INSTRUCTIONS FOR THE TASK:
Reproduce exactly the lines below, from the first through the one containing "DASH = '#33CCAA'", and nothing more.

PROVIDED DATA:
--*--
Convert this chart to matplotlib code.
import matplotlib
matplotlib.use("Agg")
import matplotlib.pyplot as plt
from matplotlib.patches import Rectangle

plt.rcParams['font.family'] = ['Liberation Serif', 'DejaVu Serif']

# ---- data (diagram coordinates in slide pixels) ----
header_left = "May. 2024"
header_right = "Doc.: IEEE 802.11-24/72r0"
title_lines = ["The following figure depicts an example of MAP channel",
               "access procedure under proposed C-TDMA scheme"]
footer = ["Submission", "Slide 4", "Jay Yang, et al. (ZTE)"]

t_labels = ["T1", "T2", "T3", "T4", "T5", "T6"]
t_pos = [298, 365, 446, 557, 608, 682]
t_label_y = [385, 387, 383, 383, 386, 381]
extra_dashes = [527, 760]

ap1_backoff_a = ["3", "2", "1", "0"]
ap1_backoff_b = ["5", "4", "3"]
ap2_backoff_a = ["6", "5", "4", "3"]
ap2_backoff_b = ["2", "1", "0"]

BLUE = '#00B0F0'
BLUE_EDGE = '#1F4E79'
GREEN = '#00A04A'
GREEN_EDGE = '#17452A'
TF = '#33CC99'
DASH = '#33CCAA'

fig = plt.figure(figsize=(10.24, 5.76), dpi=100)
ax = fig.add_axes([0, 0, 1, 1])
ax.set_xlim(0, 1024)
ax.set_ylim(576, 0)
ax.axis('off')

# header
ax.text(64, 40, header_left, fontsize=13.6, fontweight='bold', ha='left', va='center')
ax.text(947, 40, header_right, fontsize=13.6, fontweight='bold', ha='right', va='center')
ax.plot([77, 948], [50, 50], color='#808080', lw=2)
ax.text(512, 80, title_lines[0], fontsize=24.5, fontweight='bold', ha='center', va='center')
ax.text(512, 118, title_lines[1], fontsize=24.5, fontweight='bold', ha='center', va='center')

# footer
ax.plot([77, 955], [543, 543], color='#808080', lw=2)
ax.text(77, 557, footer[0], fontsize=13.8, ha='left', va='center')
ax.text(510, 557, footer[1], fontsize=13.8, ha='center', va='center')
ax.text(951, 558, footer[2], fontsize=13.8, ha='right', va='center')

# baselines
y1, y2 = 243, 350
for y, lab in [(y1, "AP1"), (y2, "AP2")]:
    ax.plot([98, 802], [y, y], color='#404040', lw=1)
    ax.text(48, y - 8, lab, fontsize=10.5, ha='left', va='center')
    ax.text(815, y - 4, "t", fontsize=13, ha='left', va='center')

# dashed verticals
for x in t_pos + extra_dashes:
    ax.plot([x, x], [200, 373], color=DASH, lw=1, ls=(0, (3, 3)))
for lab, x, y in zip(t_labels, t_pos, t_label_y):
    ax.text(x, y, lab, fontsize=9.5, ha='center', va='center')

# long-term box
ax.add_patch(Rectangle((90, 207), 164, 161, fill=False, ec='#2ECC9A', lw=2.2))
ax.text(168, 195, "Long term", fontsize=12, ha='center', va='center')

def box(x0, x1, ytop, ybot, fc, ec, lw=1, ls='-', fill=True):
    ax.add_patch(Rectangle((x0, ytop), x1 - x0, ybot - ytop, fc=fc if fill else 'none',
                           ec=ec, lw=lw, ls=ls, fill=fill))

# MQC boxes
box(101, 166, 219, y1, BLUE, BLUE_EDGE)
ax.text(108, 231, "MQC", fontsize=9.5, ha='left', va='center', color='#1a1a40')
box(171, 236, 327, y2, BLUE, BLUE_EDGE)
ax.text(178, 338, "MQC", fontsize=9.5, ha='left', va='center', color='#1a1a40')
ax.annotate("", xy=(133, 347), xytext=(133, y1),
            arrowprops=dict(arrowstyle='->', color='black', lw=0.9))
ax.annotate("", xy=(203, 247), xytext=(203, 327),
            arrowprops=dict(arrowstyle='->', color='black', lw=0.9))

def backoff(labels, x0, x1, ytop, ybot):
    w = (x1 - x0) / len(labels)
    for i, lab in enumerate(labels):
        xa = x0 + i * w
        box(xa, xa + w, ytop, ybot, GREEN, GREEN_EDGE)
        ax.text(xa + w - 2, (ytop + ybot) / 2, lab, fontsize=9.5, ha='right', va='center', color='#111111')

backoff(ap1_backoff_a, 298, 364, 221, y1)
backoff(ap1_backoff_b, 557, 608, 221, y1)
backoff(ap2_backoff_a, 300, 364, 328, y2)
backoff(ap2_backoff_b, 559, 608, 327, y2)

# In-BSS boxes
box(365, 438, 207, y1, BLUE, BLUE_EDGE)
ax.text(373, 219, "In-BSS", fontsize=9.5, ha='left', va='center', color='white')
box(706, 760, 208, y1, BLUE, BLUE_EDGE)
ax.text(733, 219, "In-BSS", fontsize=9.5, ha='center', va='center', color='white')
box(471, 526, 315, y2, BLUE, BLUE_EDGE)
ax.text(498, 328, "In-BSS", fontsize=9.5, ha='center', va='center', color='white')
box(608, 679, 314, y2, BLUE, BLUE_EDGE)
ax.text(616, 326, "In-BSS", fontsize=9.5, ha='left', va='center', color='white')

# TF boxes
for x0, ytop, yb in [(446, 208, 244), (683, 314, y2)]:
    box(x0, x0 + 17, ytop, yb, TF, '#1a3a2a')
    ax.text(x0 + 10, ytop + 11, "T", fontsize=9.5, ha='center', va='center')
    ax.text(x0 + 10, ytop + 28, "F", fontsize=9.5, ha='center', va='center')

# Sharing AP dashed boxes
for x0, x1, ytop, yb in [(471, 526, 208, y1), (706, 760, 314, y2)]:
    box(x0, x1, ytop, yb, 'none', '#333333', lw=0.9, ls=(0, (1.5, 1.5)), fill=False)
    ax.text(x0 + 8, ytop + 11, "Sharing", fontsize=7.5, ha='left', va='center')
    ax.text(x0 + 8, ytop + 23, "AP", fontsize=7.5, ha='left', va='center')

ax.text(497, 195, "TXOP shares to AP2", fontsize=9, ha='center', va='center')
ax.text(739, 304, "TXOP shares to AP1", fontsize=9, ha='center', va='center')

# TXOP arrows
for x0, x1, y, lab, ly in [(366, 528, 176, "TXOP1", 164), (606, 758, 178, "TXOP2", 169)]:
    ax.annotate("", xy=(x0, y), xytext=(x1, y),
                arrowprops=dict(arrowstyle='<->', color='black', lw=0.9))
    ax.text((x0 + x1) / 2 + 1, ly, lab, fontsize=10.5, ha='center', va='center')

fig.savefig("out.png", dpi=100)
--*--
OUTPUT BELOW:
Convert this chart to matplotlib code.
import matplotlib
matplotlib.use("Agg")
import matplotlib.pyplot as plt
from matplotlib.patches import Rectangle

plt.rcParams['font.family'] = ['Liberation Serif', 'DejaVu Serif']

# ---- data (diagram coordinates in slide pixels) ----
header_left = "May. 2024"
header_right = "Doc.: IEEE 802.11-24/72r0"
title_lines = ["The following figure depicts an example of MAP channel",
               "access procedure under proposed C-TDMA scheme"]
footer = ["Submission", "Slide 4", "Jay Yang, et al. (ZTE)"]

t_labels = ["T1", "T2", "T3", "T4", "T5", "T6"]
t_pos = [298, 365, 446, 557, 608, 682]
t_label_y = [385, 387, 383, 383, 386, 381]
extra_dashes = [527, 760]

ap1_backoff_a = ["3", "2", "1", "0"]
ap1_backoff_b = ["5", "4", "3"]
ap2_backoff_a = ["6", "5", "4", "3"]
ap2_backoff_b = ["2", "1", "0"]

BLUE = '#00B0F0'
BLUE_EDGE = '#1F4E79'
GREEN = '#00A04A'
GREEN_EDGE = '#17452A'
TF = '#33CC99'
DASH = '#33CCAA'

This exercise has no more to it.